The welfare effect of a marginal subsidy is

$$\frac{dE(W)}{df} = \frac{\partial E(W)}{\partial \delta }\frac{\partial \delta }{\partial s} = \left[ {\frac{\partial }{\partial \delta }\left( {\delta E(u_{x} ) + (1 - \delta )E(u_{n} ) - \delta f} \right)} \right]\overbrace {{\frac{\partial \delta }{\partial s}}}^{ > 0}.$$

However, equation (20) shows that, starting from the market equilibrium, the bracketed term is zero. More generally, given any fixed labor allocation \(\delta\)

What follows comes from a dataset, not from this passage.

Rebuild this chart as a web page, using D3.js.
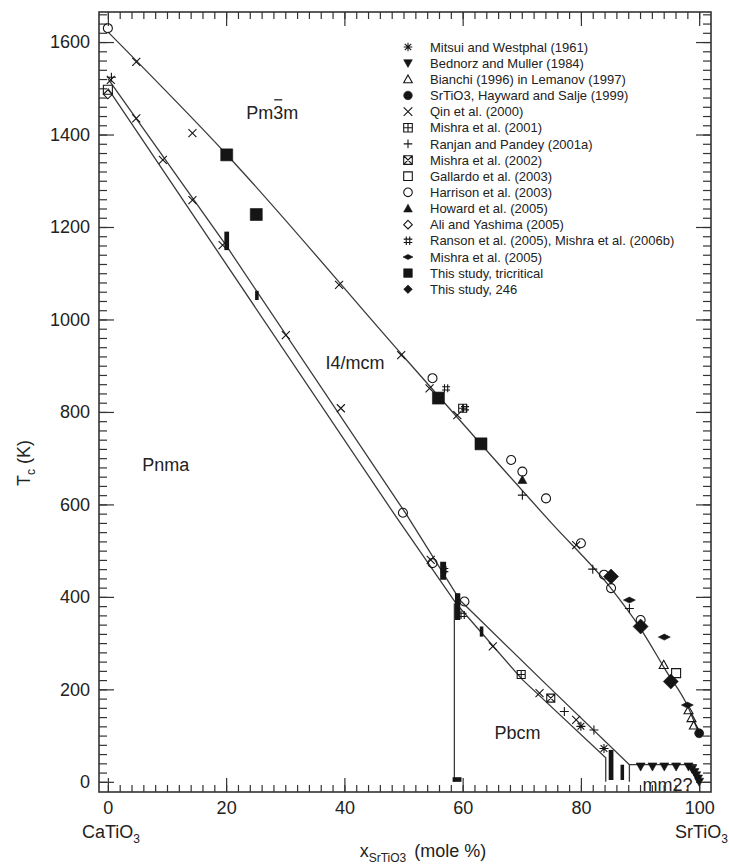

$$\frac{dE(W)}{df} = \frac{\partial E(W)}{\partial \delta }\frac{\partial \delta }{\partial s} = \frac{\partial }{\partial \delta }\left( {\delta E(u_{x} ) + (1 - \delta )E(u_{n} ) - \delta f} \right),$$

$$= \left[ {E(u_{x} ) - E(u_{n} ) - f} \right] + \underbrace {{\left[ {\delta \frac{{\partial E(u_{x} )}}{\partial \delta } + (1 - \delta )\frac{{\partial E(u_{n} )}}{\partial \delta }} \right]}}_{ = 0},$$

where (21) shows that the second brackets are zero. The first brackets are not zero outside of the market equilibrium (13). However, substituting (14) into the first brackets shows that

$$E(u_{x} ) - E(u_{n} ) - f = K\left\{ {\left( {\frac{\beta \delta }{(1 - \delta )(1 - \beta )}} \right)^{ - \beta } - \left( {\frac{\beta \delta }{(1 - \delta )(1 - \beta )}} \right)^{1 - \beta } } \right\}E\left( {p_{x}^{1 - \beta } } \right) - f.$$

This expression—the marginal welfare gain from labor reallocation—is strictly decreasing in \(\delta\) since \(\frac{\partial }{\partial \delta }\left\{ {\left( {\frac{\beta \delta }{(1 - \delta )(1 - \beta )}} \right)^{ - \beta } - \left( {\frac{\beta \delta }{(1 - \delta )(1 - \beta )}} \right)^{1 - \beta } } \right\}KE\left( {p_{x}^{1 - \beta } } \right) < 0\). It equals zero in the market equilibrium allocation defined by (14). Thus, increasing \(\delta\) to any point exceeding its equilibrium value decreases welfare.